Motherfield: Poems and Belarusian Protest Diary

By Julia Cimafiejeva
Translated By Valzhyna Mort & Hanif Abdurraqib

I will never write in this language. 
If you are reading this poem, 
you are not my reader.

In “Negative Linguistic Capability” from Julia Cimafiejeva’s Motherfield, we are asked to imagine being addressed in neither the poet’s native Belarusian, nor English, but in a language for which “there are no dictionaries, / no agreed upon rules.” Elsewhere, “rain stops midsentence, as suddenly as it began,” and in “MSCRRDG” (a play on miscarriage), staccato line breaks and fragmentation gesture at inexpressible loss: 

ain’t a tad
pole

was supposed
but didn’t
support

was supposed
to be what
tadpo-
poppy

Motherfield is a forceful diptych pairing the poet’s protest diary (spanning the period from Belarus’ 2020 presidential election to March 2021, after the poet has settled in Austria) with poems flowing from days full of fear and hope.
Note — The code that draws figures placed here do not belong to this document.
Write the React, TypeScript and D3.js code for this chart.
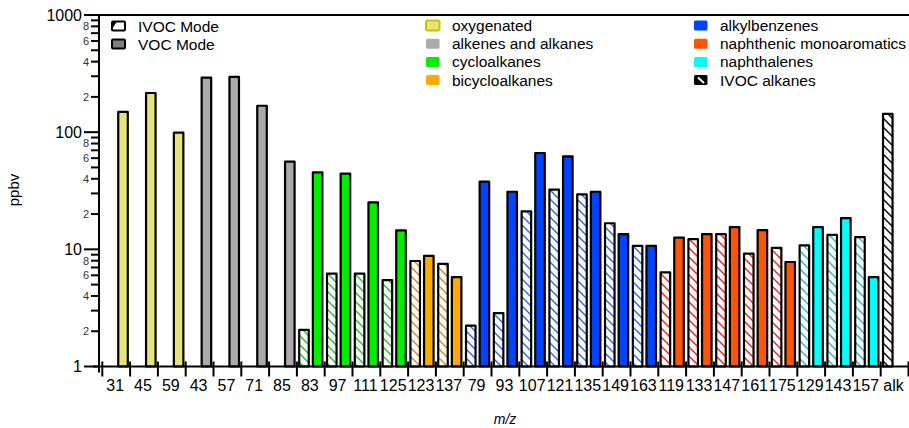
import { useEffect, useRef } from 'react';
import * as d3 from 'd3';

// m/z categories, in plotting order
const categories = ['31', '45', '59', '43', '57', '71', '85', '83', '97', '111', '125', '123', '137',
  '79', '93', '107', '121', '135', '149', '163', '119', '133', '147', '161', '175', '129', '143', '157', 'alk'];

// compound family of each category
const families = ['oxygenated', 'oxygenated', 'oxygenated',
  'alkenes and alkanes', 'alkenes and alkanes', 'alkenes and alkanes', 'alkenes and alkanes',
  'cycloalkanes', 'cycloalkanes', 'cycloalkanes', 'cycloalkanes',
  'bicycloalkanes', 'bicycloalkanes',
  'alkylbenzenes', 'alkylbenzenes', 'alkylbenzenes', 'alkylbenzenes', 'alkylbenzenes', 'alkylbenzenes', 'alkylbenzenes',
  'naphthenic monoaromatics', 'naphthenic monoaromatics', 'naphthenic monoaromatics', 'naphthenic monoaromatics', 'naphthenic monoaromatics',
  'naphthalenes', 'naphthalenes', 'naphthalenes',
  'IVOC alkanes'];

// ppbv, VOC mode (solid) and IVOC mode (hatched)
const vocMode = [149, 216, 99, 292, 296, 168, 56, 45.4, 44.3, 25.2, 14.5, 8.8, 5.8,
  37.8, 31, 66.4, 62.2, 31, 13.5, 10.7, 12.6, 13.5, 15.5, 14.6, 7.8, 15.5, 18.5, 5.8, null];
const ivocMode = [null, null, null, null, null, null, null, 2.05, 6.2, 6.2, 5.47, 7.95, 7.5,
  2.23, 2.86, 21.1, 32.3, 29.5, 16.7, 10.7, 6.37, 12.2, 13.5, 9.18, 10.3, 10.8, 13.3, 12.7, 143];

const familyNames = ['oxygenated', 'alkenes and alkanes', 'cycloalkanes', 'bicycloalkanes',
  'alkylbenzenes', 'naphthenic monoaromatics', 'naphthalenes', 'IVOC alkanes'];
const familyFill = ['#e6e27e', '#aaaaaa', '#00ee00', '#ffaa00', '#0044ff', '#ff5500', '#00ffff', '#000000'];
const familyHatch = ['#c8c400', '#888888', '#22c322', '#cc8a22', '#2f5fff', '#ff1a1a', '#1fbcbc', '#000000'];

const modes = ['IVOC', 'VOC'];
const majorTicks = [1, 10, 100, 1000];

const W = 909;
const H = 428;
const FONT = 'Liberation Sans, Arial, sans-serif';

export default function App() {
  const svgRef = useRef<SVGSVGElement | null>(null);

  useEffect(() => {
    const svg = d3.select(svgRef.current);
    svg.selectAll('*').remove();

    const x = d3.scaleBand().domain(categories).range([102.3, 908.5]).padding(0);
    const xm = d3.scaleBand().domain(modes).range([0, x.bandwidth()]).paddingInner(0.3).paddingOuter(0.17);
    const y = d3.scaleLog().domain([1, 1000]).range([366.5, 15]);
    const color = d3.scaleOrdinal<string, string>().domain(familyNames).range(familyFill);
    const hatch = d3.scaleOrdinal<string, string>().domain(familyNames).range(familyHatch);

    // hatch patterns
    const defs = svg.append('defs');
    familyNames.forEach((f, i) => {
      const p = defs.append('pattern')
        .attr('id', `hatch-${i}`)
        .attr('patternUnits', 'userSpaceOnUse')
        .attr('width', 9)
        .attr('height', 9);
      p.append('rect').attr('width', 9).attr('height', 9).attr('fill', '#fff');
      p.append('path')
        .attr('d', 'M-2,-2 L11,11 M-2,7 L2,11 M7,-2 L11,2')
        .attr('stroke', hatch(f))
        .attr('stroke-width', 1.4);
    });

    const g = svg.append('g');

    // bars
    const rows: { cat: string; fam: string; mode: string; v: number }[] = [];
    categories.forEach((c, i) => {
      if (ivocMode[i] != null) rows.push({ cat: c, fam: families[i], mode: 'IVOC', v: ivocMode[i] as number });
      if (vocMode[i] != null) rows.push({ cat: c, fam: families[i], mode: 'VOC', v: vocMode[i] as number });
    });

    g.selectAll('rect.bar')
      .data(rows)
      .join('rect')
      .attr('class', 'bar')
      .attr('x', d => (x(d.cat) ?? 0) + (xm(d.mode) ?? 0))
      .attr('width', xm.bandwidth())
      .attr('y', d => y(d.v))
      .attr('height', d => y(1) - y(d.v))
      .attr('fill', d => d.mode === 'VOC' ? color(d.fam) : `url(#hatch-${familyNames.indexOf(d.fam)})`)
      .attr('stroke', '#000')
      .attr('stroke-width', 2.2)
      .attr('stroke-linejoin', 'round');

    // frame top
    g.append('line').attr('x1', 99).attr('x2', W).attr('y1', 15).attr('y2', 15)
      .attr('stroke', '#000').attr('stroke-width', 2);

    // x axis
    g.append('line').attr('x1', 93).attr('x2', W).attr('y1', y(1)).attr('y2', y(1))
      .attr('stroke', '#000').attr('stroke-width', 2);
    const bounds = categories.map(c => x(c) ?? 0).concat([x.range()[1]]);
    g.selectAll('line.xt')
      .data(bounds)
      .join('line')
      .attr('class', 'xt')
      .attr('x1', d => d).attr('x2', d => d)
      .attr('y1', y(1) - 5).attr('y2', y(1) + 10)
      .attr('stroke', '#000').attr('stroke-width', 2);
    g.selectAll('text.xl')
      .data(categories)
      .join('text')
      .attr('class', 'xl')
      .attr('x', d => (x(d) ?? 0) + x.bandwidth() / 2 - 1)
      .attr('y', 391)
      .attr('text-anchor', 'middle')
      .attr('font-family', FONT)
      .attr('font-size', 16)
      .attr('fill', '#000')
      .text(d => d);

    // y axis
    g.append('line').attr('x1', 99).attr('x2', 99).attr('y1', 14).attr('y2', y(1) + 6)
      .attr('stroke', '#000').attr('stroke-width', 2);
    const minor: number[] = [];
    [1, 10, 100].forEach(d => { for (let k = 2; k <= 9; k++) minor.push(d * k); });
    g.selectAll('line.ymin')
      .data(minor)
      .join('line')
      .attr('class', 'ymin')
      .attr('x1', 91).attr('x2', 99)
      .attr('y1', d => y(d)).attr('y2', d => y(d))
      .attr('stroke', '#000').attr('stroke-width', 2);
    g.selectAll('text.ymin')
      .data(minor.filter(d => [2, 4, 6, 8].includes(Math.round(d / Math.pow(10, Math.floor(Math.log10(d)))))))
      .join('text')
      .attr('class', 'ymin')
      .attr('x', 89)
      .attr('y', d => y(d))
      .attr('dy', '0.36em')
      .attr('text-anchor', 'end')
      .attr('font-family', FONT)
      .attr('font-size', 11)
      .attr('fill', '#333')
      .text(d => String(Math.round(d / Math.pow(10, Math.floor(Math.log10(d))))));
    g.selectAll('line.ymaj')
      .data(majorTicks)
      .join('line')
      .attr('class', 'ymaj')
      .attr('x1', 84).attr('x2', 99)
      .attr('y1', d => y(d)).attr('y2', d => y(d))
      .attr('stroke', '#000').attr('stroke-width', 2);
    g.selectAll('text.ymaj')
      .data(majorTicks)
      .join('text')
      .attr('class', 'ymaj')
      .attr('x', 82)
      .attr('y', d => y(d))
      .attr('dy', '0.36em')
      .attr('text-anchor', 'end')
      .attr('font-family', FONT)
      .attr('font-size', 16)
      .attr('fill', '#000')
      .text(d => String(d));

    // axis titles
    g.append('text')
      .attr('transform', 'translate(19,190) rotate(-90)')
      .attr('text-anchor', 'middle')
      .attr('font-family', FONT)
      .attr('font-size', 15)
      .text('ppbv');
    g.append('text')
      .attr('x', 505).attr('y', 424)
      .attr('text-anchor', 'middle')
      .attr('font-family', FONT)
      .attr('font-size', 14)
      .attr('font-style', 'italic')
      .text('m/z');

    // mode legend
    const ml = g.append('g');
    [0, 1].forEach(i => {
      const cy = 26 + i * 18;
      ml.append('rect').attr('x', 112).attr('y', cy - 4.5).attr('width', 13).attr('height', 9)
        .attr('fill', i === 0 ? '#fff' : '#808080')
        .attr('stroke', '#000').attr('stroke-width', 2).attr('rx', 1);
      if (i === 0) {
        ml.append('path').attr('d', `M112,${cy - 4.5} L117,${cy - 4.5} L112,${cy + 3} Z`).attr('fill', '#000');
      }
      ml.append('text').attr('x', 138).attr('y', cy).attr('dy', '0.36em')
        .attr('font-family', FONT).attr('font-size', 15.5)
        .text(i === 0 ? 'IVOC Mode' : 'VOC Mode');
    });

    // family legend
    const fl = g.append('g');
    familyNames.forEach((f, i) => {
      const col = Math.floor(i / 4);
      const row = i % 4;
      const bx = col === 0 ? 426 : 694;
      const cy = 25.5 + row * 18.2;
      if (f === 'IVOC alkanes') {
        fl.append('rect').attr('x', bx).attr('y', cy - 5).attr('width', 13.5).attr('height', 10)
          .attr('fill', '#000').attr('rx', 1.5);
        fl.append('path').attr('d', `M${bx + 4},${cy - 2.5} L${bx + 10},${cy + 3}`)
          .attr('stroke', '#fff').attr('stroke-width', 2);
      } else {
        fl.append('rect').attr('x', bx).attr('y', cy - 5).attr('width', 13.5).attr('height', 10)
          .attr('fill', color(f)).attr('rx', 1.5)
          .attr('stroke', f === 'oxygenated' ? '#c8c400' : 'none')
          .attr('stroke-width', f === 'oxygenated' ? 2 : 0);
      }
      fl.append('text').attr('x', bx + 26).attr('y', cy).attr('dy', '0.36em')
        .attr('font-family', FONT).attr('font-size', 15.5)
        .text(f);
    });
  }, []);

  return (
    <svg
      ref={svgRef}
      width={W}
      height={H}
      style={{ position: 'absolute', left: 0, top: 0, background: '#fff' }}
    />
  );
}
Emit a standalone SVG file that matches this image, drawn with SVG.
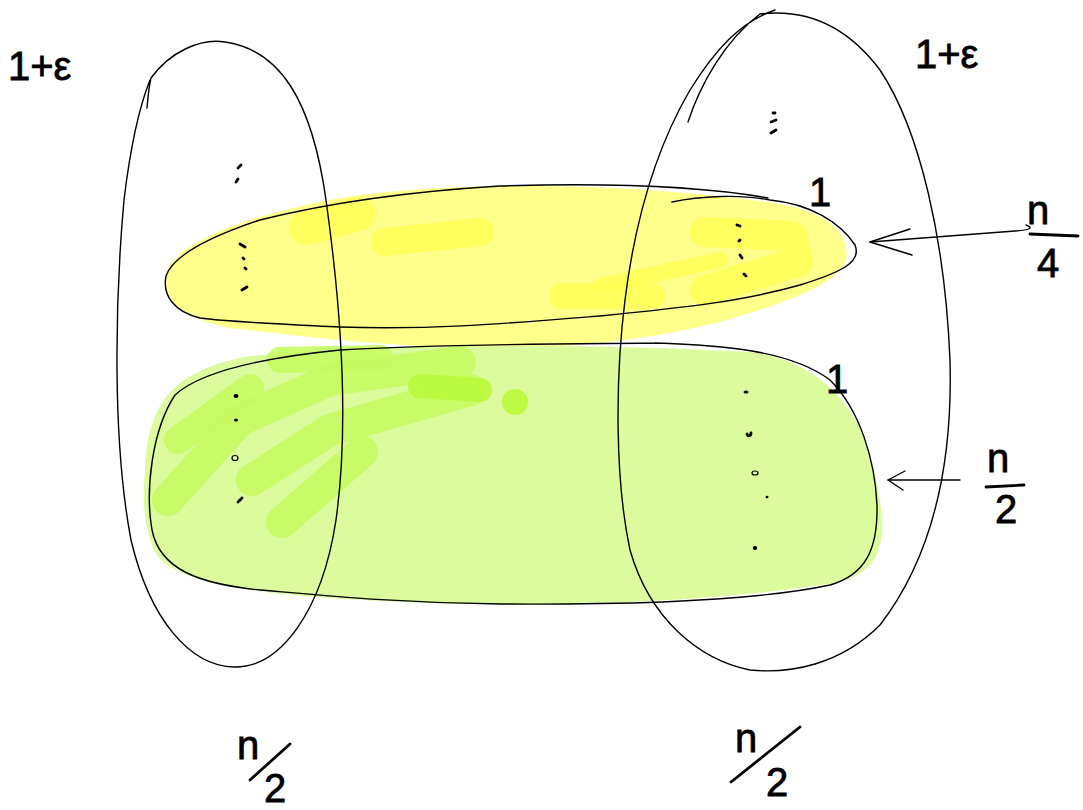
<svg xmlns="http://www.w3.org/2000/svg" width="1083" height="810" viewBox="0 0 1083 810">
<style>
.ol{fill:none;stroke:#000;stroke-width:1.4;stroke-linecap:round;stroke-linejoin:round}
.pen{fill:none;stroke:#000;stroke-width:2.8;stroke-linecap:round;stroke-linejoin:round}
.hy{fill:none;stroke:#ffff55;stroke-linecap:round;stroke-linejoin:round;opacity:0.85}
.hg{fill:none;stroke:#c6fa62;stroke-linecap:round;stroke-linejoin:round;opacity:0.9}
.lbl{font-family:"Liberation Sans",Arial,sans-serif;font-size:40px;fill:#000;stroke:#000;stroke-width:0.8}
.dot{fill:#000}
</style>
<rect width="1083" height="810" fill="#fff"/>
<g id="yellow-fill">
<path d="M 166,272 C 178,240 260,210 360,195 C 480,180 650,184 780,204 C 835,214 850,238 846,260 C 838,285 780,305 720,322 C 650,340 560,350 470,348 C 380,346 290,335 230,328 C 195,322 170,305 166,290 Z" fill="#ffff8c"/>
<path class="hy" stroke-width="34" d="M 306,228 L 358,214"/>
<path class="hy" stroke-width="28" d="M 385,242 L 480,232"/>
<path class="hy" stroke-width="26" d="M 562,296 L 652,296"/>
<path class="hy" stroke-width="30" d="M 705,232 L 792,236 L 798,262 L 705,290"/>
<path class="hy" stroke-width="16" d="M 600,286 L 720,260"/>
</g>
<g id="green-fill">
<path d="M 145,470 C 148,400 175,370 250,356 C 400,342 600,344 750,352 C 830,362 864,420 874,470 C 890,540 884,568 840,582 C 720,602 550,608 400,602 C 260,596 175,585 155,552 C 142,522 143,492 145,470 Z" fill="#dcfb9c"/>
<path class="hg" stroke-width="32" d="M 168,500 L 240,420 L 330,380 L 460,362"/>
<path class="hg" stroke-width="32" d="M 252,480 L 330,430 L 470,390"/>
<path class="hg" stroke-width="32" d="M 282,522 L 362,452"/>
<path class="hg" stroke-width="28" d="M 178,440 L 250,388"/>
<path class="hg" stroke-width="26" d="M 280,360 L 380,358"/>
<path fill="none" stroke="#b8f83a" stroke-width="24" stroke-linecap="round" opacity="0.9" d="M 420,386 L 480,390"/>
<circle cx="515" cy="402" r="13" fill="#b8f83a" opacity="0.9"/>
</g>
<g id="yellow-set">
<path class="ol" d="M 672,202 C 700,196 740,194 770,200 C 810,204 840,222 855,245 C 862,262 842,272 800,285 C 740,302 680,308 600,316 C 500,324 430,330 340,327 C 280,324 230,322 200,318 C 175,312 162,296 166,276 C 172,258 200,240 260,220 C 320,205 400,192 500,186 C 600,183 700,186 768,198"/>
<text class="lbl" x="809" y="206" font-size="28">1</text>
</g>
<g id="green-set">
<path class="ol" d="M 655,343 C 720,345 790,350 830,380 C 860,410 875,460 877,505 C 878,550 865,575 830,585 C 760,600 650,605 500,604 C 400,603 330,596 260,590 C 200,584 160,570 152,530 C 145,490 152,430 175,395 C 200,372 260,358 340,350 C 440,344 560,344 655,343"/>
<text class="lbl" x="826" y="393" font-size="28">1</text>
</g>
<g id="left-set">
<path class="ol" d="M 147,108 C 148,96 149,86 151,78 C 170,52 200,38 225,42 C 280,50 312,100 326,200 C 340,300 350,420 336,520 C 322,612 280,668 234,667 C 190,666 150,620 131,540 C 112,440 115,300 124,200 C 130,150 138,110 150,80"/>
<text class="lbl" x="8" y="80">1+ε</text>
</g>
<g id="right-set">
<path class="ol" d="M 688,122 C 700,85 725,40 760,14 C 810,8 850,30 880,70 C 920,130 945,240 950,360 C 953,470 930,560 880,625 C 840,665 790,674 750,670 C 700,660 650,620 630,550 C 615,480 615,380 625,300 C 635,220 655,150 690,90 C 715,50 740,22 775,10"/>
<text class="lbl" x="915" y="68">1+ε</text>
</g>
<g id="elements">
<path class="pen" d="M 238,168 L 241,165 M 236,182 L 238,179"/>
<path class="pen" d="M 240,244 L 245,247 M 243,258 L 244,259 M 245,268 L 246,269 M 242,290 L 247,287"/>
<path class="pen" d="M 773,113 L 775,113 M 771,122 L 776,120 M 771,133 L 776,130"/>
<path class="pen" d="M 737,225 L 740,226 M 739,241 L 740,240 M 740,255 L 742,258 M 744,274 L 746,276"/>
<ellipse class="dot" cx="236" cy="396" rx="2.5" ry="2"/>
<ellipse class="dot" cx="236" cy="420" rx="2" ry="1.5"/>
<ellipse cx="235" cy="458" rx="3" ry="2.5" fill="none" stroke="#000" stroke-width="1.2"/>
<path class="pen" stroke-width="1.5" d="M 238,502 L 242,498"/>
<ellipse class="dot" cx="746" cy="392" rx="2.5" ry="1.5"/>
<path class="pen" stroke-width="1.2" d="M 747,434 C 748,437 751,436 751,433"/>
<ellipse cx="755" cy="473" rx="3" ry="2" fill="none" stroke="#000" stroke-width="1.2"/>
<ellipse class="dot" cx="767" cy="497" rx="1.5" ry="1.2"/>
<ellipse class="dot" cx="755" cy="548" rx="2.2" ry="2"/>
</g>
<g id="label-n4">
<text class="lbl" x="1027" y="224" font-size="34">n</text>
<path class="pen" d="M 1030,234 L 1078,236"/>
<text class="lbl" x="1037" y="277" font-size="34">4</text>
</g>
<g id="label-n2-right">
<text class="lbl" x="987" y="472" font-size="34">n</text>
<path class="pen" d="M 986,487 L 1024,485"/>
<text class="lbl" x="995" y="523" font-size="34">2</text>
</g>
<g id="label-n2-left">
<text class="lbl" x="237" y="759" font-size="36">n</text>
<path class="pen" d="M 250,780 L 290,744"/>
<text class="lbl" x="264" y="802" font-size="36">2</text>
</g>
<g id="label-n2-mid">
<text class="lbl" x="735" y="752" font-size="38">n</text>
<path class="pen" d="M 731,782 L 800,727"/>
<text class="lbl" x="766" y="796" font-size="38">2</text>
</g>
<g id="connectors">
<path class="ol" stroke-width="1.6" d="M 1026,225 C 1034,228 1030,230 1015,231 C 970,234 920,238 870,242"/>
<path class="ol" stroke-width="1.6" d="M 910,229 L 870,242 L 912,255"/>
<path class="ol" stroke-width="1.2" d="M 960,480 L 888,480"/>
<path class="ol" stroke-width="1.2" d="M 905,471 L 888,480 L 903,490"/>
</g>
</svg>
During “the biggest protest in the history of Belarus,” the speaker wonders: “When was I so happy last time? Maybe when we started dating?” While the diary contains many poetic moments, there is also a neat circularity to opening a diary on “August 7, two days until the election:” where we learn the poet wants “to join this angry choir” of protesters but instead goes home to write “My European Poem,” which closes the collection: 

I still believe I have a right for a hope,
That beaten hope that builds its nest
On my roof and sings
In Belarusian
(Not in Russian).

Everywhere in Motherfield, language(s) fail to convey what is experienced (“I tried to express my fear and to find in a foreign language the hope I lacked in my own.”) and this inability to convey fruitful meaning turns metaphorical in “In the City of Great Grandmothers”:

Sow, girl!
I’m so for it. I farm.
But in my field grow only
red grass,
green grief
that reek of guilt and shame and gray verses.

English functions here as a language of refuge, but at a remove, something useful as the globally dominant language, yet inevitably not quite right, and, especially when the translations sang in my ear, I craved a translators’ note that could help me better understand the translators’ processes and collaboration.